▶ **WHAT YOU WILL DO**
Locate every line that holds the string "draw" and copy it.

▶ **TASK MATERIAL**
= = =

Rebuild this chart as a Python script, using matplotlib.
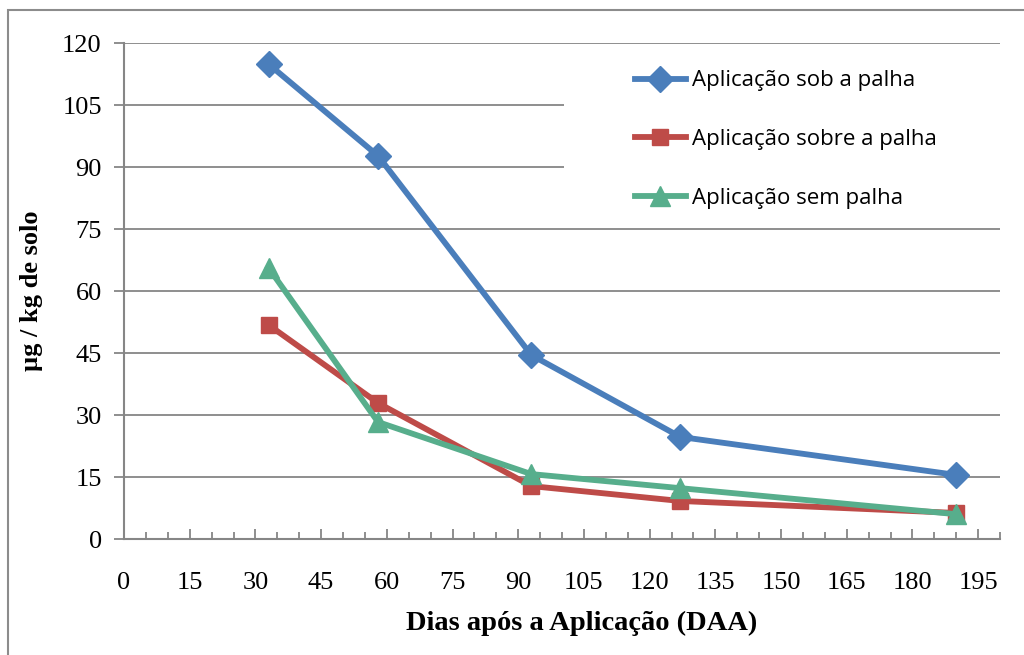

= = =

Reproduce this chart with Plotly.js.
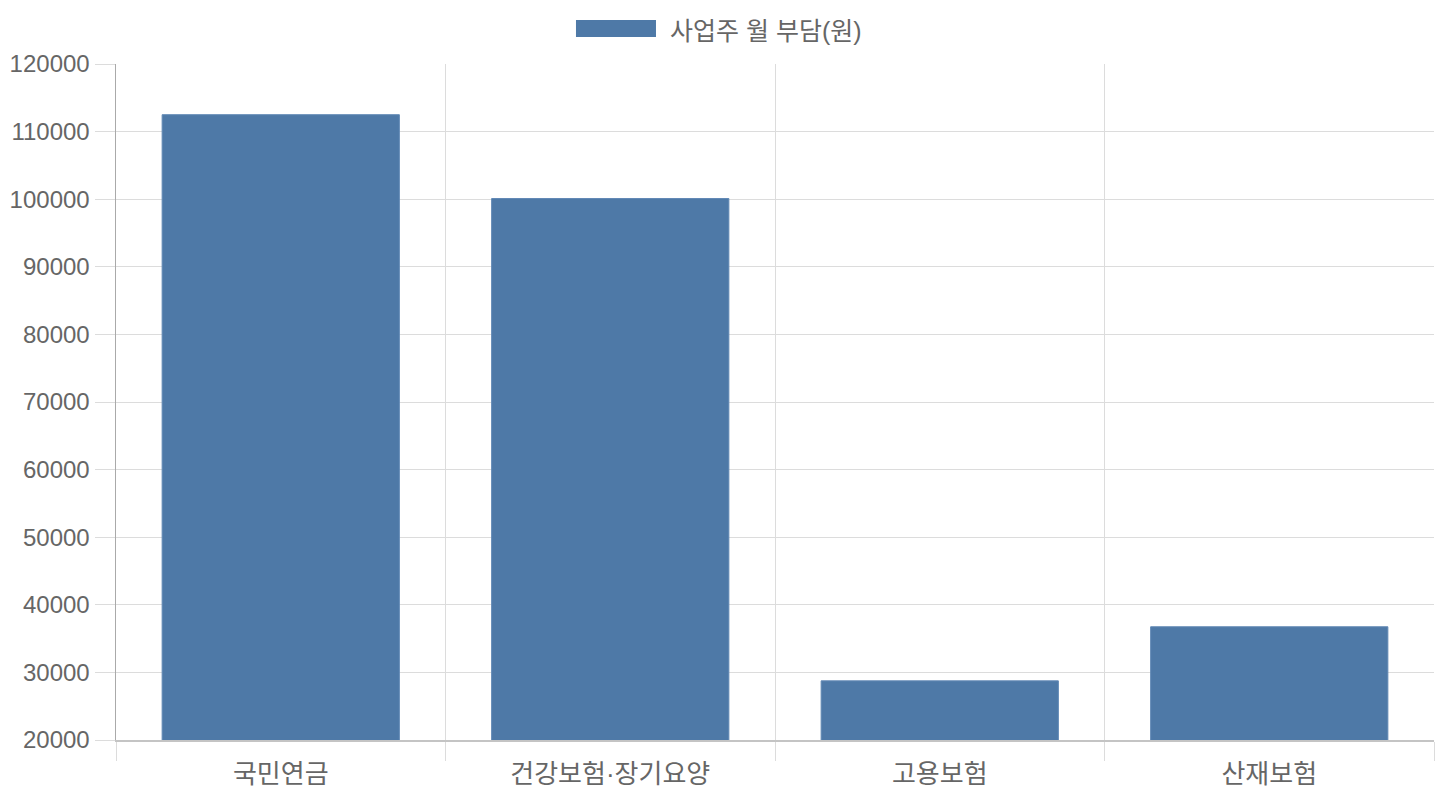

= = =

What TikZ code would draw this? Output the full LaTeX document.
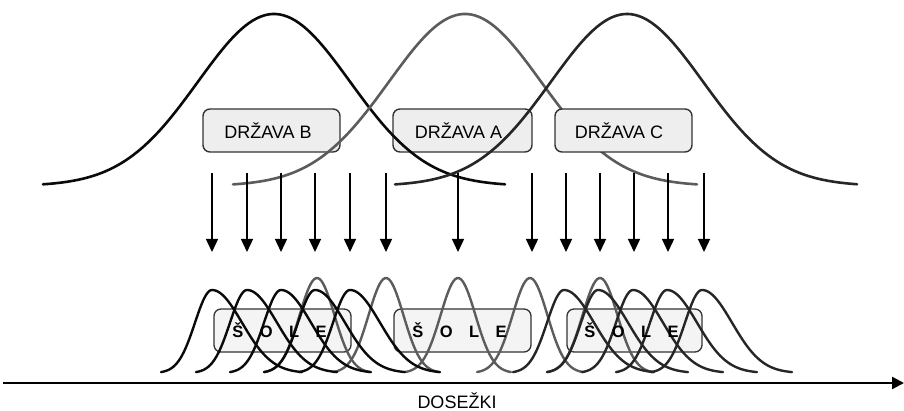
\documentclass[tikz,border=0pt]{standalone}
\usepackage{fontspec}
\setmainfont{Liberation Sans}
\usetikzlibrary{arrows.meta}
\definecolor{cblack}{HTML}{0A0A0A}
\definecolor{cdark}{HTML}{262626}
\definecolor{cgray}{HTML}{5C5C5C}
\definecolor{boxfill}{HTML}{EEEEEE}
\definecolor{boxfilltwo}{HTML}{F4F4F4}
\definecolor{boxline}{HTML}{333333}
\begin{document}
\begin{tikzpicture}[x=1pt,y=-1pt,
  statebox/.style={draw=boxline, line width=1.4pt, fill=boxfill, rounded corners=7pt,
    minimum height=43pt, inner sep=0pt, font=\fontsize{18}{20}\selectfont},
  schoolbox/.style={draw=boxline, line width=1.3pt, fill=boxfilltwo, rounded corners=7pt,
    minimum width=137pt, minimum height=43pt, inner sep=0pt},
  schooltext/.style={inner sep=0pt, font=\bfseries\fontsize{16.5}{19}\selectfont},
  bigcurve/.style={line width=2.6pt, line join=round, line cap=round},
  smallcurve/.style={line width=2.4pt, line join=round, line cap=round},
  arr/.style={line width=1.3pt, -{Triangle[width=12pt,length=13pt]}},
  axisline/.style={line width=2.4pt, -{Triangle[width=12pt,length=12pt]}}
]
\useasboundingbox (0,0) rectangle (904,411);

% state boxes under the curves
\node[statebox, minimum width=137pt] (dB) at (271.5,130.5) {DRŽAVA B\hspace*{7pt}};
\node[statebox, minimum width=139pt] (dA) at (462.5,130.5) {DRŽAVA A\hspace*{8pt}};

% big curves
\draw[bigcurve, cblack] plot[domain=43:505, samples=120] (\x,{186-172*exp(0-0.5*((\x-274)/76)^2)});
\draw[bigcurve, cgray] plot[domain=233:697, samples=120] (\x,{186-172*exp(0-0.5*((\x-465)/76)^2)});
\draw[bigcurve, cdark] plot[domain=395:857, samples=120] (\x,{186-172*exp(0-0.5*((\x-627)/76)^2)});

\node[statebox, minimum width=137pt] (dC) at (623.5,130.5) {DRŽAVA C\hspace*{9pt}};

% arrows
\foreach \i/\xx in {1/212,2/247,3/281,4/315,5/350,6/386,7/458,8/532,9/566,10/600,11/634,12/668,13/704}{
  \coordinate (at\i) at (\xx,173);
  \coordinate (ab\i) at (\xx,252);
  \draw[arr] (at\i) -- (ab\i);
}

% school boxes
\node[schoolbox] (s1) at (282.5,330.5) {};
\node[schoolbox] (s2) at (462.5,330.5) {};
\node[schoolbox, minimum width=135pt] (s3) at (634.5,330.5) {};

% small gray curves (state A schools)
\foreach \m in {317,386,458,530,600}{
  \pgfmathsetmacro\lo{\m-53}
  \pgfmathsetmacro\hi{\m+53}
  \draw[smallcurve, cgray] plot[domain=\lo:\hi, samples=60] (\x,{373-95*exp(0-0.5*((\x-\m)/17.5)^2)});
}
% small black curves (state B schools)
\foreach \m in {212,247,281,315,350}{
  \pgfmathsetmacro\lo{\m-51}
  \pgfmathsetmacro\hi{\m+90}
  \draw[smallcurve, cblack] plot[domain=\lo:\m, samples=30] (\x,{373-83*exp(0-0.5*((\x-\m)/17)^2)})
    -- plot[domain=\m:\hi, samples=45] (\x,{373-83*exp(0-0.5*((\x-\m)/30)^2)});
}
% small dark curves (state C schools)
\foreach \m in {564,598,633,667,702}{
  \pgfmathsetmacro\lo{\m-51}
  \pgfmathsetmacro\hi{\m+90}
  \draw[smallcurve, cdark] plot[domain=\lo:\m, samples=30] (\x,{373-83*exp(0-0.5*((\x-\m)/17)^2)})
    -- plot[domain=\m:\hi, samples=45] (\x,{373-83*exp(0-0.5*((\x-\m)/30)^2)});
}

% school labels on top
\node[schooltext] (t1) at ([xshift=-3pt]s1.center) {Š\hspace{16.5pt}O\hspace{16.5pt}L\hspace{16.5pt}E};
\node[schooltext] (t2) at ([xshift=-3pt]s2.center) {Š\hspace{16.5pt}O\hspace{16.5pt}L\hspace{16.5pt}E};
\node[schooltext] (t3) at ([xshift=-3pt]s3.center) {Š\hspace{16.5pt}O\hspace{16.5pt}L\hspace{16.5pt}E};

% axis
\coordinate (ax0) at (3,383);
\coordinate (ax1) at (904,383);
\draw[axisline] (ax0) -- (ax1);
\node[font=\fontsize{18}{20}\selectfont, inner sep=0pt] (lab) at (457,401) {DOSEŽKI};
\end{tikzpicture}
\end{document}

= = =

▶ **THE RESULT**
What TikZ code would draw this? Output the full LaTeX document.
  statebox/.style={draw=boxline, line width=1.4pt, fill=boxfill, rounded corners=7pt,
  schoolbox/.style={draw=boxline, line width=1.3pt, fill=boxfilltwo, rounded corners=7pt,
\draw[bigcurve, cblack] plot[domain=43:505, samples=120] (\x,{186-172*exp(0-0.5*((\x-274)/76)^2)});
\draw[bigcurve, cgray] plot[domain=233:697, samples=120] (\x,{186-172*exp(0-0.5*((\x-465)/76)^2)});
\draw[bigcurve, cdark] plot[domain=395:857, samples=120] (\x,{186-172*exp(0-0.5*((\x-627)/76)^2)});
  \draw[arr] (at\i) -- (ab\i);
  \draw[smallcurve, cgray] plot[domain=\lo:\hi, samples=60] (\x,{373-95*exp(0-0.5*((\x-\m)/17.5)^2)});
  \draw[smallcurve, cblack] plot[domain=\lo:\m, samples=30] (\x,{373-83*exp(0-0.5*((\x-\m)/17)^2)})
  \draw[smallcurve, cdark] plot[domain=\lo:\m, samples=30] (\x,{373-83*exp(0-0.5*((\x-\m)/17)^2)})
\draw[axisline] (ax0) -- (ax1);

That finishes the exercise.